WRITTEN REQUEST: Repeat only what lies from the line with "Give me the TikZ source for this diagram." to the line with "(0,0) rectangle (355,363);", those two lines included, exactly as it stands; omit any images.

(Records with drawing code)
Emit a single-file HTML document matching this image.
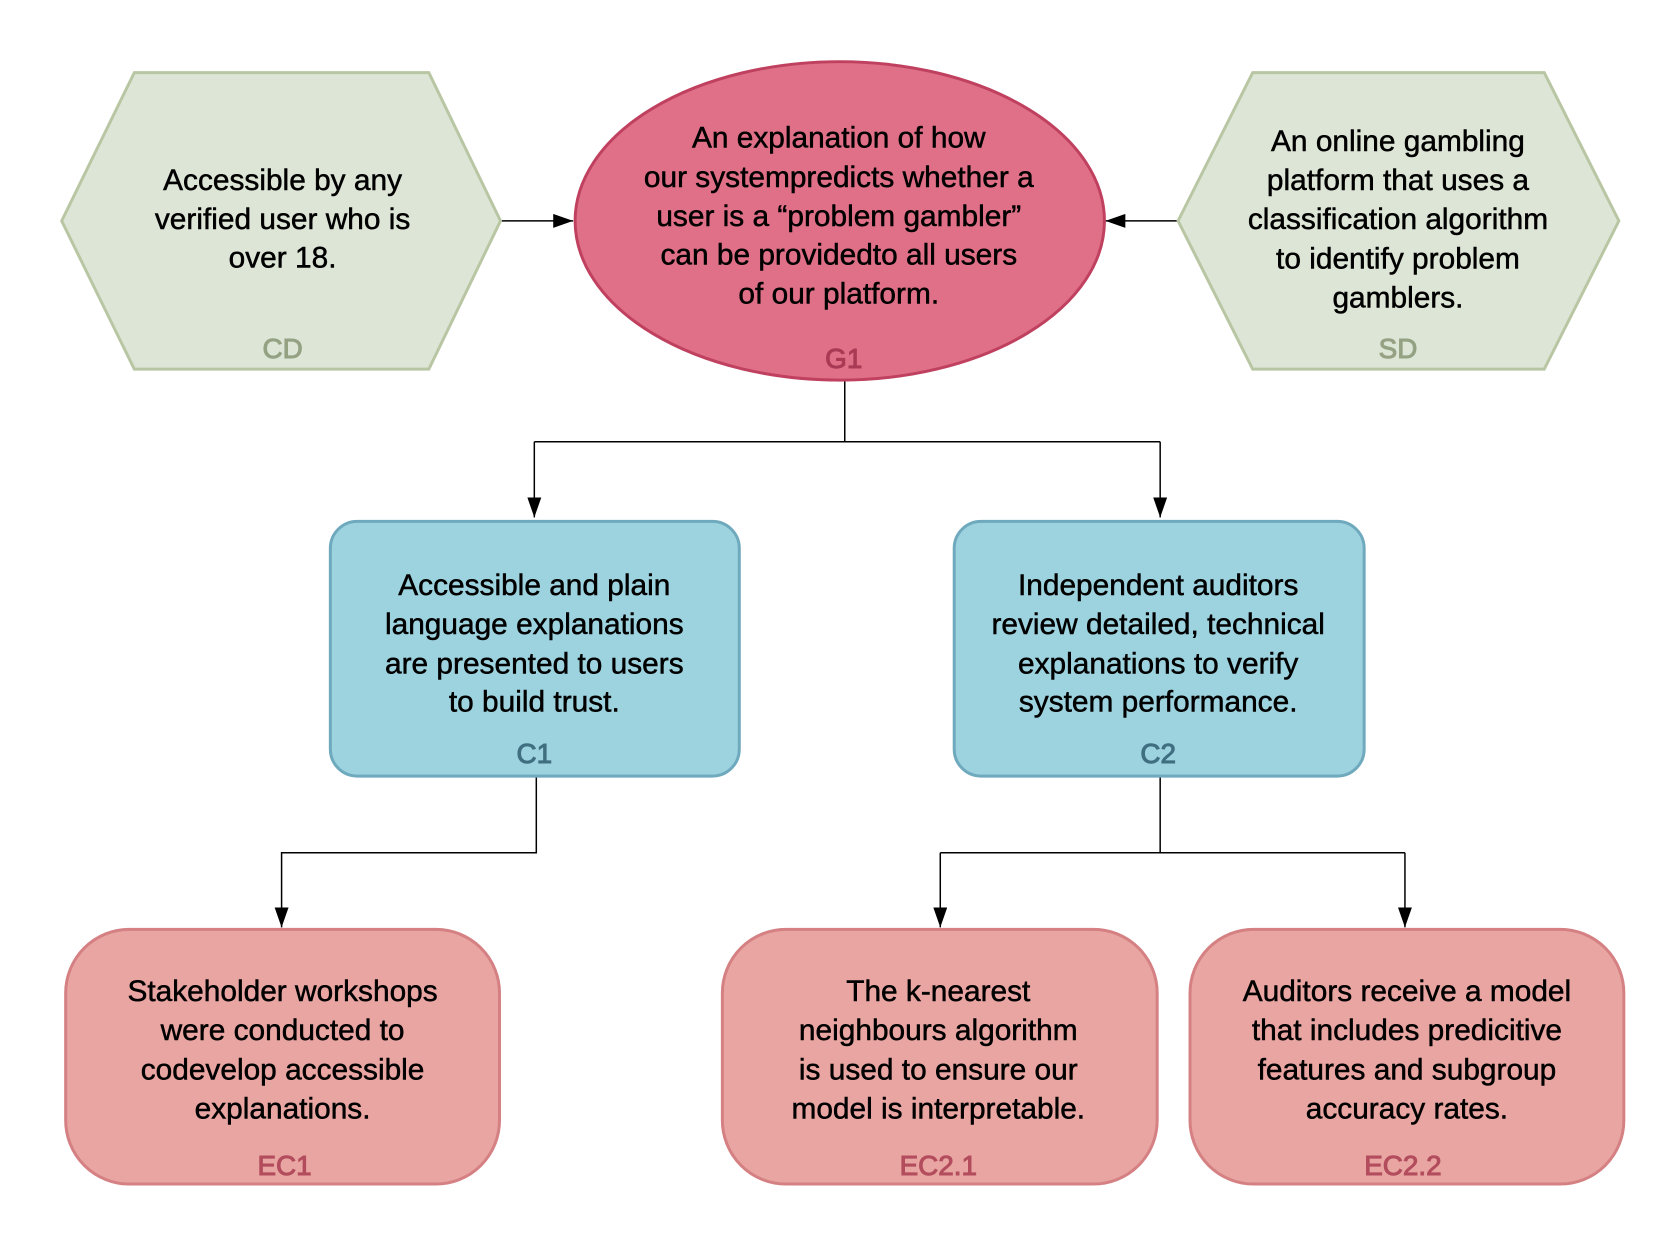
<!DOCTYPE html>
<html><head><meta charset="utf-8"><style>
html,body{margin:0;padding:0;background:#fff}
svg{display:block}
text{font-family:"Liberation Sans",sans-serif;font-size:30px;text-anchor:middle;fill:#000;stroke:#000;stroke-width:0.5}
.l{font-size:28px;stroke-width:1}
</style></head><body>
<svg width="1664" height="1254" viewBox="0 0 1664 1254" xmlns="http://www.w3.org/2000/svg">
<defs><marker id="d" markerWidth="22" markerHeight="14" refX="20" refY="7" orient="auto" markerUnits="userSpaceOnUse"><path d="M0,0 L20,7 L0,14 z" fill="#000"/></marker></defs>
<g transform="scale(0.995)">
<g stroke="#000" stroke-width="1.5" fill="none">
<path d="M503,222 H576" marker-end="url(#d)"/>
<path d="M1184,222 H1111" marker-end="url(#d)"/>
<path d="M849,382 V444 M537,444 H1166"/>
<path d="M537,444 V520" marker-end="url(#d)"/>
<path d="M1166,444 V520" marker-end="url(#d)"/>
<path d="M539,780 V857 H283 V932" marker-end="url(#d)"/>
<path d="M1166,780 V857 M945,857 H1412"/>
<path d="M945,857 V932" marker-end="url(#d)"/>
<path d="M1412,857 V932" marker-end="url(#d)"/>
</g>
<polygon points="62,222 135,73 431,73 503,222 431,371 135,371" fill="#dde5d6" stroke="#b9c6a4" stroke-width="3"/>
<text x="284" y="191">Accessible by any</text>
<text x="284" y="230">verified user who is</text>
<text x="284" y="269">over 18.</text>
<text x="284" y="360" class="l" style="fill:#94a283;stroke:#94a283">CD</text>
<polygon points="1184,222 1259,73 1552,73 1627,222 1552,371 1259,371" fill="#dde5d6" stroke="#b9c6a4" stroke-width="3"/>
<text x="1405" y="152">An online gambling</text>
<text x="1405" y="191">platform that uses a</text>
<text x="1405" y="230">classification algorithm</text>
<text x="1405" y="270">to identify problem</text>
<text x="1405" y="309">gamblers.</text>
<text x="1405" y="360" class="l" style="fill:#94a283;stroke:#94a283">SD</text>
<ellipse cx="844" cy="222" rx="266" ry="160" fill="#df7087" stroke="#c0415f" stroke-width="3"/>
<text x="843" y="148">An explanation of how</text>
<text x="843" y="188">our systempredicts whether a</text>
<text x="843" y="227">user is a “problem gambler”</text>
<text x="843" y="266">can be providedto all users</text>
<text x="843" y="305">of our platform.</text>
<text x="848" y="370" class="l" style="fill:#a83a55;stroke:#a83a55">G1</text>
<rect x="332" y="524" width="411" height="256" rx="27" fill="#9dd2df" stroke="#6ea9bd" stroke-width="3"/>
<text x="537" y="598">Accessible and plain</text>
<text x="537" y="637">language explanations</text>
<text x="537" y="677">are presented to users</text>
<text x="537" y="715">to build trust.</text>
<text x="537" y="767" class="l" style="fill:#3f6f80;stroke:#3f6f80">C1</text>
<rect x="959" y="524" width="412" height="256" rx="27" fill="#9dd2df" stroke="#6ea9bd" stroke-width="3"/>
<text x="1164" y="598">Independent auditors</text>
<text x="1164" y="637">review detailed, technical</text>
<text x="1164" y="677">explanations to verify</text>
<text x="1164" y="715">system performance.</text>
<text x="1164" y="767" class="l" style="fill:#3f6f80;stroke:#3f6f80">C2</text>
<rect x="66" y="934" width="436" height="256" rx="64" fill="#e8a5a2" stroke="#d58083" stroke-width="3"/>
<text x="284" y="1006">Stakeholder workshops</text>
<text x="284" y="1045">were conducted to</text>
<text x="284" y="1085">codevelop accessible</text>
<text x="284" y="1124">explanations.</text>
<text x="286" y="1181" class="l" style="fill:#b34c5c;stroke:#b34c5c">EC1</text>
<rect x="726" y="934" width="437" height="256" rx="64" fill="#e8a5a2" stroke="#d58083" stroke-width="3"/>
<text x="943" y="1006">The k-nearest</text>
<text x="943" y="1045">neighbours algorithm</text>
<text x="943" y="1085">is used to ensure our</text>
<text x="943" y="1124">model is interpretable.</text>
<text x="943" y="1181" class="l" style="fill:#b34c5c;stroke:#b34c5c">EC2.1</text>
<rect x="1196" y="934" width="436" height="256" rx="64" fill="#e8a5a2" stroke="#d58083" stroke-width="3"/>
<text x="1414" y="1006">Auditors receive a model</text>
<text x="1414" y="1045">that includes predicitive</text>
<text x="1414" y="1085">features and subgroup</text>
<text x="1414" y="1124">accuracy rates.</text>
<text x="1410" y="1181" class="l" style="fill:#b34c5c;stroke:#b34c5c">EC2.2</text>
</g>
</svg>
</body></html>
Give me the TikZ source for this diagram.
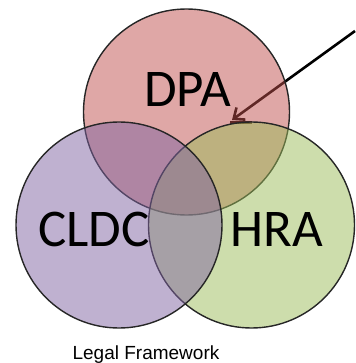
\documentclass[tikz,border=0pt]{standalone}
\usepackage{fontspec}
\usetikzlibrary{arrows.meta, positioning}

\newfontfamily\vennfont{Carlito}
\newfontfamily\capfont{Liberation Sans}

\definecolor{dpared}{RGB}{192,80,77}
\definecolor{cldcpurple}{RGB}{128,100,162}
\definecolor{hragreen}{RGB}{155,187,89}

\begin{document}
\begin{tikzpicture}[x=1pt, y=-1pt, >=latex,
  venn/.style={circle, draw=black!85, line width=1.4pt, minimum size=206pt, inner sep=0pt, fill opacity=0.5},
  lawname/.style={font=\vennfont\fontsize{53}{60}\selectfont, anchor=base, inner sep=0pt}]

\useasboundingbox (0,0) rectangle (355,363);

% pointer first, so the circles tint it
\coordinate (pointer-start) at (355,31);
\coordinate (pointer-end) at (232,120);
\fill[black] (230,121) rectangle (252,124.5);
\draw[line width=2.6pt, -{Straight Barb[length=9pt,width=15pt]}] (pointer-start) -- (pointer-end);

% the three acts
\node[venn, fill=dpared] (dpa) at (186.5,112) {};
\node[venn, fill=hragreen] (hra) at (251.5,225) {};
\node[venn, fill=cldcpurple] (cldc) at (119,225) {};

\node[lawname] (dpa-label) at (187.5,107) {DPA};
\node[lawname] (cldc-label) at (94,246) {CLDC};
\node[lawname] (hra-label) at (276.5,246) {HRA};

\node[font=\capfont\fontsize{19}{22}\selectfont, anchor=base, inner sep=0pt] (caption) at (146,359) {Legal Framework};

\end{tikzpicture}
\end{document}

RESULT OF THIS EXERCISE:
Give me the TikZ source for this diagram.
\documentclass[tikz,border=0pt]{standalone}
\usepackage{fontspec}
\usetikzlibrary{arrows.meta, positioning}

\newfontfamily\vennfont{Carlito}
\newfontfamily\capfont{Liberation Sans}

\definecolor{dpared}{RGB}{192,80,77}
\definecolor{cldcpurple}{RGB}{128,100,162}
\definecolor{hragreen}{RGB}{155,187,89}

\begin{document}
\begin{tikzpicture}[x=1pt, y=-1pt, >=latex,
  venn/.style={circle, draw=black!85, line width=1.4pt, minimum size=206pt, inner sep=0pt, fill opacity=0.5},
  lawname/.style={font=\vennfont\fontsize{53}{60}\selectfont, anchor=base, inner sep=0pt}]

\useasboundingbox (0,0) rectangle (355,363);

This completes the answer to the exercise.